In a pasture at Ardgoul South, County Limerick, there is a ringfort that no longer exists, or at least no longer exists above ground. When surveyor Denis Power inspected the site, he found nothing: no earthwork, no raised lip of soil, no surviving arc of bank to suggest that anything had ever been here at all.
What Power was looking for, based on the 1841 Ordnance Survey six-inch map, was a semi-circular embanked enclosure roughly twenty metres in diameter, sitting on the south-east side of a south-west to north-east field boundary on a gently sloping, west-south-west-facing hillside. A rath, as this type of monument is often called, is an early medieval farmstead enclosed by one or more earthen banks and ditches, used for both settlement and the protection of livestock. They are among the most common archaeological monuments in Ireland, with tens of thousands recorded across the island, though a great many have been damaged or destroyed by agricultural improvement over the centuries.

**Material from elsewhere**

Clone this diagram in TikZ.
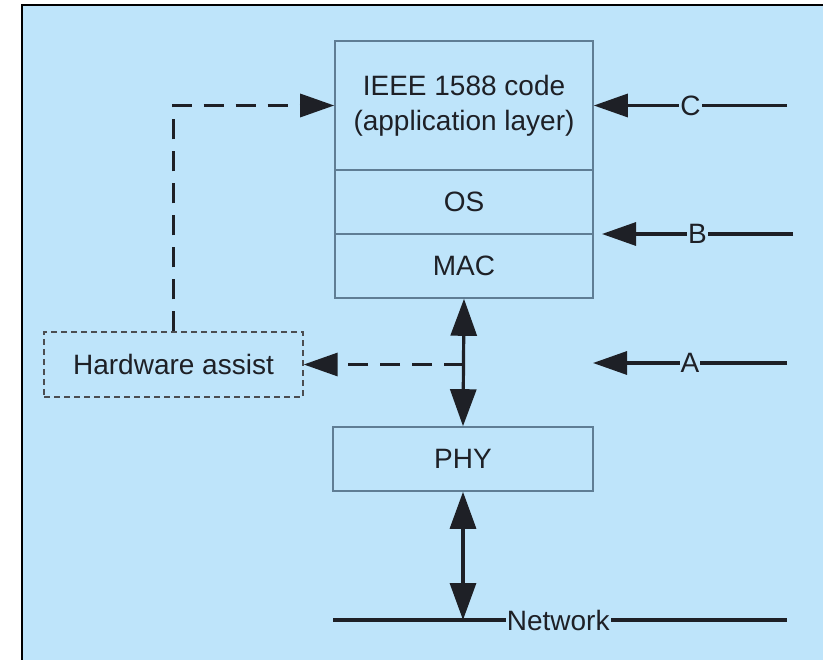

This one appears to have been levelled entirely, its bank absorbed back into the surrounding pasture at some point between the nineteenth century and the time of Power's inspection, which was uploaded to the record in August 2011.
There is, practically speaking, nothing to see here now, and that is rather the point. The field in Ardgoul South looks like any other patch of Limerick farmland, a gentle slope, grazing grass, a field boundary running through. But the 1841 map records what was once there with enough precision to place it, and the gap between that document and the empty ground today is itself a kind of historical fact. For anyone interested in how the Irish landscape has been quietly reshaped by generations of farming, cross-referencing the old OS six-inch maps with what actually survives on the ground can be a surprisingly instructive exercise, even when, perhaps especially when, the monument itself is gone.